In Canada, the regulatory regime requires that liquidity back-up lines should be drawn upon only in cases of market disruption. Thus, under the Basel proposal, which exempts liquidity lines used for market disruption, the liquidity back-up lines that comply with this regulatory requirement will continue to be exempt from the 20% capital charge. However, Canadian lines that include elements of credit risk will be the ones that would be moved to a 20% credit conversion.
"If the language of the law stays as it is, one of two things is going to happen," Leon Dadoun, a managing director at CIBC World Markets said. "Either all Canadian liquidity back-up lines are going to migrate to general market disruption availment or those that are currently not holding capital against their liquidity back-up lines are going to have to start holding capital against them."
He noted that this is going to have implications on the market because the pricing on these lines will have to increase in situations where there has been an increase in the capital that is charged.
"Conduit sponsors that want to maintain their returns would therefore need to increase their pricing," he explained. "I think that the only saving grace of these conduits is that they might end up with less than a 20% capital requirement for those back-up lines that don't fit into the exception language."
He noted, however, that it appears the regulators will impose some capital charge for back-up liquidity lines that have some credit risk embedded within them.
Dadoun added that in a properly structured transaction the investor should gain little or no comfort from increased availment rights on liquidity back-up lines. Structured properly, the credit risk should be covered through sufficient credit enhancement and not in the liquidity back-up line.
Aside from these, "the fact that there are different types of liquidity back-up lines in the Canadian market supporting ABCP that trades at identical spreads means that investors are not really concerned about the availment rights associated with liquidity back-up lines," Dadoun said.
On the Different Tranches
In its current version, the Basel proposal imposes varying capital requirements on the different tranches in asset-backed securitizations depending on their respective risk exposure. The amount of risk exposure would be defined by the ratings from a nationally-recognized rating agency.
"The proposals are such that external ratings would be recognized in the various tranches in a securitization," explained Brad Shinn, a senior analyst at the Office of the Superintendent of Financial Institutions, which regulates Canadian financial institutions and pension funds. "What the proposal would do would be to use rating agencies as the independent eye or third party that would help weight the risk associated with those tranches."
The differentiation of risk would have unfavorable implications in the Canadian asset-backed sector because there isn't a deep market for subordinated securities.
Though CIBC's Dadoun believes that having different capital charges for investors in asset-backed securities is a sound concept, he feels that this would have a potential negative impact on the Canadian market.
He explained that in the Canadian market, the way to get sustained market growth is to encourage a situation where financial institutions can start moving some of the more deeply subordinated tranches.

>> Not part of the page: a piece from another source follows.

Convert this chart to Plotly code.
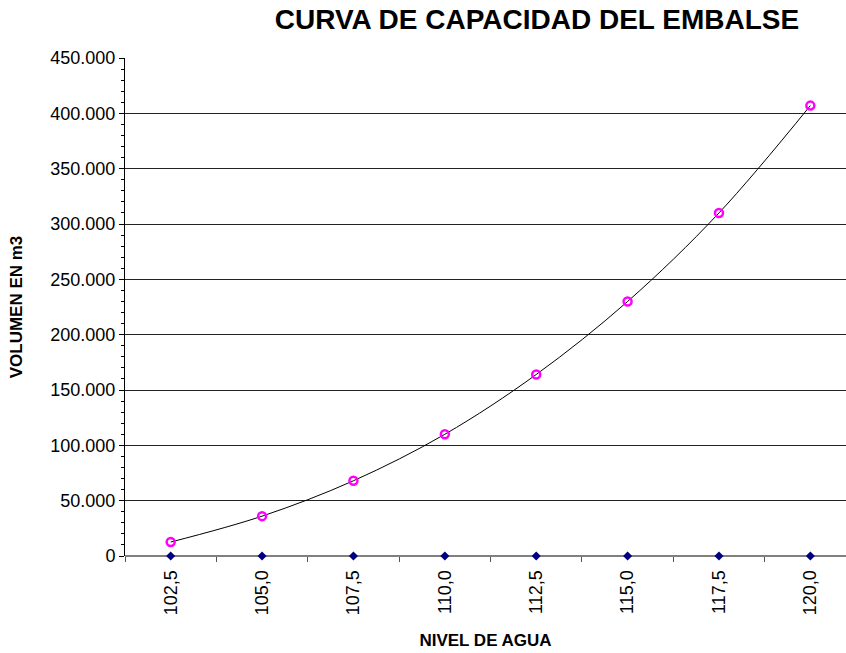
import plotly.graph_objects as go

# Data
niveles = ["102,5", "105,0", "107,5", "110,0", "112,5", "115,0", "117,5", "120,0"]
volumen = [12600, 36000, 68000, 110000, 164000, 230000, 310000, 407000]
base = [0, 0, 0, 0, 0, 0, 0, 0]

x_idx = list(range(len(niveles)))

fig = go.Figure()

# Navy diamonds along the zero line
fig.add_trace(go.Scatter(
    x=x_idx, y=base, mode='markers',
    marker=dict(symbol='diamond', size=7, color='#000080'),
    showlegend=False, cliponaxis=False
))

# Smoothed capacity curve with magenta markers
fig.add_trace(go.Scatter(
    x=x_idx, y=volumen, mode='lines+markers',
    line=dict(color='black', width=1, shape='spline', smoothing=1.0),
    marker=dict(symbol='circle-open', size=8, color='#FF00FF', line=dict(width=2.5)),
    showlegend=False, cliponaxis=False
))

fig.update_layout(
    width=846, height=653,
    margin=dict(l=125, r=0, t=58, b=97),
    paper_bgcolor='white', plot_bgcolor='white',
    separators=',.',
    font=dict(family='Liberation Sans, Arial', color='black', size=18),
    title=dict(
        text='<b>CURVA DE CAPACIDAD DEL EMBALSE</b>',
        x=537 / 846, xanchor='center', y=1 - 19 / 653, yanchor='middle',
        font=dict(size=28, family='Liberation Sans, Arial', color='black')
    ),
    xaxis=dict(
        range=[-0.5, 7.39],
        tickmode='array', tickvals=x_idx, ticktext=niveles,
        tickangle=-90, ticks='outside', ticklen=6, tickcolor='rgba(0,0,0,0)',
        tickfont=dict(size=18),
        showgrid=False, zeroline=False,
        showline=False, automargin=False,
        minor=dict(tick0=0.5, dtick=1, ticks='outside', ticklen=5, tickcolor='#555555', showgrid=False),
        title=dict(text='<b>NIVEL DE AGUA</b>', font=dict(size=17), standoff=19),
    ),
    yaxis=dict(
        range=[0, 450000],
        tickmode='linear', tick0=0, dtick=50000,
        tickformat=',d',
        ticks='outside', ticklen=5, tickcolor='black',
        tickfont=dict(size=18),
        showgrid=True, gridcolor='#222222', gridwidth=1,
        zeroline=True, zerolinecolor='#808080', zerolinewidth=2,
        showline=True, linecolor='black', linewidth=1, automargin=False,
        minor=dict(dtick=10000, ticks='outside', ticklen=3, tickcolor='black', showgrid=False),
        title=dict(text='<b>VOLUMEN EN m3</b>', font=dict(size=17), standoff=23),
    ),
)

# page fills the window exactly, as the reference does
fig.write_html("out.html", config={'displayModeBar': False},
               post_script="document.body.style.margin='0';")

He added that to inhibit this through incremental capital charges would be disadvantageous to the Canadian securitization market where the market for high-yielding, lower-rated tranches is already pretty thin.

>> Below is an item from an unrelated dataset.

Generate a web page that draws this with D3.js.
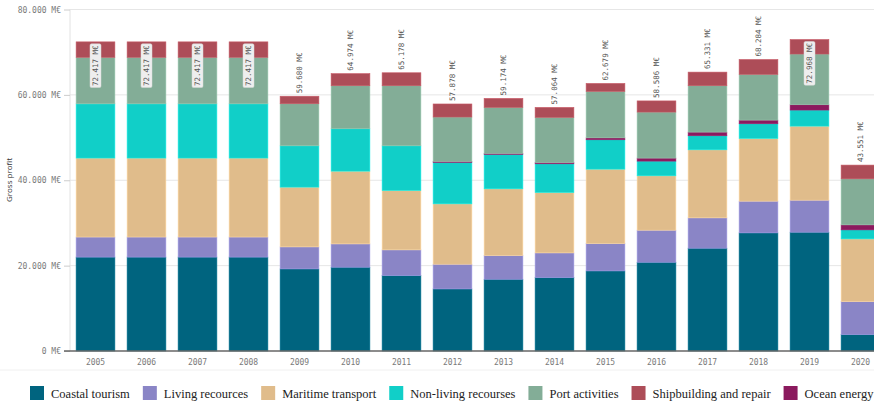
<html>
<head>
  <meta charset="utf-8">
  <title>Gross profit by sector</title>
  <script src="https://d3js.org/d3.v7.min.js"></script>
</head>
<style>
  body { margin: 0; background: #fff; }
  .grid line { stroke: #e6e6e6; }
  .axis text { font: 8px 'DejaVu Sans Mono'; fill: #7a7a7a; }
</style>
<body>
  <div class="chart"></div>
  <script>
    var years = ["2005","2006","2007","2008","2009","2010","2011","2012","2013","2014","2015","2016","2017","2018","2019","2020"];
    var coastal   = [22000,22000,22000,22000,19230,19630,17660,14540,16810,17190,18760,20790,24080,27670,27830,3830];
    var living    = [4700,4700,4700,4700,5160,5460,6030,5790,5540,5790,6410,7510,7110,7430,7500,7740];
    var maritime  = [18500,18500,18500,18500,14000,17040,13910,14140,15640,14150,17430,12740,15940,14690,17350,14690];
    var nonliving = [12700,12700,12700,12700,9680,9930,10470,9690,8050,6720,6880,3440,3290,3440,3760,2110];
    var ocean     = [0,0,0,0,0,0,0,250,250,300,450,710,860,860,1250,1180];
    var port      = [10900,10900,10900,10900,9850,10080,14070,10400,10770,10570,10880,10780,10860,10710,11880,10780];
    var ship      = [3617,3617,3617,3617,1760,2834,3038,3058,2114,2344,1869,2616,3191,3484,3398,3221];
    var totals    = [72417,72417,72417,72417,59680,64974,65178,57878,59174,57064,62679,58586,65331,68284,72968,43551];
    var yTicks    = [0,20000,40000,60000,80000];

    var keys = ["Coastal tourism","Living recources","Maritime transport","Non-living recourses","Ocean energy","Port activities","Shipbuilding and repair"];
    var legendOrder = ["Coastal tourism","Living recources","Maritime transport","Non-living recourses","Port activities","Shipbuilding and repair","Ocean energy"];
    var colors = ["#00647f","#8a85c6","#e0bc8b","#11cfc8","#8b1a5e","#83ad97","#ad4d58"];
    var series = [coastal, living, maritime, nonliving, ocean, port, ship];

    var data = years.map(function(y, i) {
      var d = {year: y, total: totals[i]};
      keys.forEach(function(k, j) { d[k] = series[j][i]; });
      return d;
    });

    var W = 874, H = 405;
    var svg = d3.select(".chart").append("svg")
      .attr("width", W).attr("height", H);

    var x = d3.scaleBand().domain(years).range([70, 886]).paddingInner(0.24).paddingOuter(0.12);
    var y = d3.scaleLinear().domain([0, 80000]).range([351, 9.5]);
    var z = d3.scaleOrdinal().domain(keys).range(colors);

    var fmt = function(v) { return d3.format(",")(v).replace(/,/g, ".") + " M€"; };

    // grid
    svg.append("g").attr("class", "grid")
      .selectAll("line").data(yTicks.slice(1)).enter().append("line")
        .attr("x1", 70).attr("x2", W)
        .attr("y1", function(d) { return y(d); }).attr("y2", function(d) { return y(d); });

    svg.append("line").attr("x1", 70).attr("x2", 70).attr("y1", 9.5).attr("y2", 351)
      .attr("stroke", "#e2e2e2");

    // y axis
    var yAxis = svg.append("g").attr("class", "axis")
      .attr("transform", "translate(70,0)")
      .call(d3.axisLeft(y).tickValues(yTicks).tickSize(6).tickPadding(3).tickFormat(fmt));
    yAxis.select(".domain").remove();
    yAxis.selectAll(".tick line").attr("stroke", "#ccc");

    svg.append("text")
      .attr("transform", "translate(12,180) rotate(-90)")
      .style("text-anchor", "middle")
      .style("font", "8px 'Open Sans'")
      .style("fill", "#333")
      .text("Gross profit");

    // bars
    var stack = d3.stack().keys(keys);
    var layer = svg.selectAll(".layer")
      .data(stack(data))
      .enter().append("g")
        .attr("class", "layer")
        .attr("fill", function(d) { return z(d.key); })
        .attr("stroke", function(d) { return d3.color(z(d.key)).brighter(0.4); })
        .attr("stroke-width", 0.6);

    layer.selectAll("rect")
      .data(function(d) { return d; })
      .enter().append("rect")
        .attr("x", function(d) { return x(d.data.year); })
        .attr("width", x.bandwidth())
        .attr("y", function(d) { return y(d[1]); })
        .attr("height", function(d) { return Math.max(0, y(d[0]) - y(d[1])); });

    // x axis
    var xAxis = svg.append("g").attr("class", "axis")
      .attr("transform", "translate(0,351)")
      .call(d3.axisBottom(x).tickSize(0).tickPadding(8));
    xAxis.select(".domain").remove();
    svg.append("line").attr("x1", 64).attr("x2", W).attr("y1", 351).attr("y2", 351)
      .attr("stroke", "#666").attr("stroke-width", 1.5);

    // total labels
    var labels = svg.append("g").selectAll("g")
      .data(data).enter().append("g");

    labels.each(function(d) {
      var g = d3.select(this);
      var cx = x(d.year) + x.bandwidth() / 2;
      var top = y(d.total);
      var t = g.append("text")
        .style("font", "7.5px 'DejaVu Sans Mono'")
        .style("fill", "#555")
        .text(fmt(d.total));
      var len = t.node().getComputedTextLength();
      if (top - 3 - len < 10) {
        // no room above the bar: boxed label inside
        var y0 = top + 3;
        g.insert("rect", "text")
          .attr("x", cx - 5.5).attr("y", y0 - 1)
          .attr("width", 11).attr("height", len + 3)
          .attr("rx", 1.5)
          .attr("fill", "#eeeeee").attr("stroke", "#d8d8d8").attr("stroke-width", 0.5);
        t.style("text-anchor", "end")
          .attr("transform", "translate(" + (cx + 2.7) + "," + (y0 + 0.5) + ") rotate(-90)");
      } else {
        t.attr("transform", "translate(" + (cx + 2.7) + "," + (top - 3) + ") rotate(-90)");
      }
    });

    // legend
    svg.append("line").attr("x1", 0).attr("x2", W).attr("y1", 370).attr("y2", 370)
      .attr("stroke", "#f0f0f0");

    var lx = 30;
    legendOrder.forEach(function(k) {
      var item = svg.append("g").attr("transform", "translate(" + lx + ",386)");
      item.append("rect").attr("width", 14).attr("height", 14).attr("fill", z(k));
      var t = item.append("text")
        .attr("x", 21).attr("y", 11.5)
        .style("font", "12.5px 'Liberation Serif'")
        .style("fill", "#222")
        .text(k);
      lx += 21 + t.node().getComputedTextLength() + 13;
    });
  </script>
</body>
</html>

"This is not to suggest that we necessarily rely on regulated institutions to buy those junior tranches," Dadoun said. "But anytime you take away a potential investor to what is already a pretty thin market, this is going to have a detrimental effect."
OFSI's Shinn said that the provisions in the current Basel proposal would likely push the Canadian market toward senior/subordinate type structures because the capital charge associated with other external credit enhancement may become costly. Thus it may be more cost-effective to apply the senior/subordinate structure, he observed.
Shinn also believes that having another comment period is important.
"It's really to give the industry a chance to focus their comments on specific proposals," he said.
The version of the Basel proposal that went out for comment in June 1999 (comment period ended March 31, 2000) contained items that were up for consideration, rather than reflective of what they would contain in the final version.
The next consultative document would likely be more representative of what the final accord would look like. However, items relating to securitization were more formulated in the June proposal, so the future version of these items would probably be similar.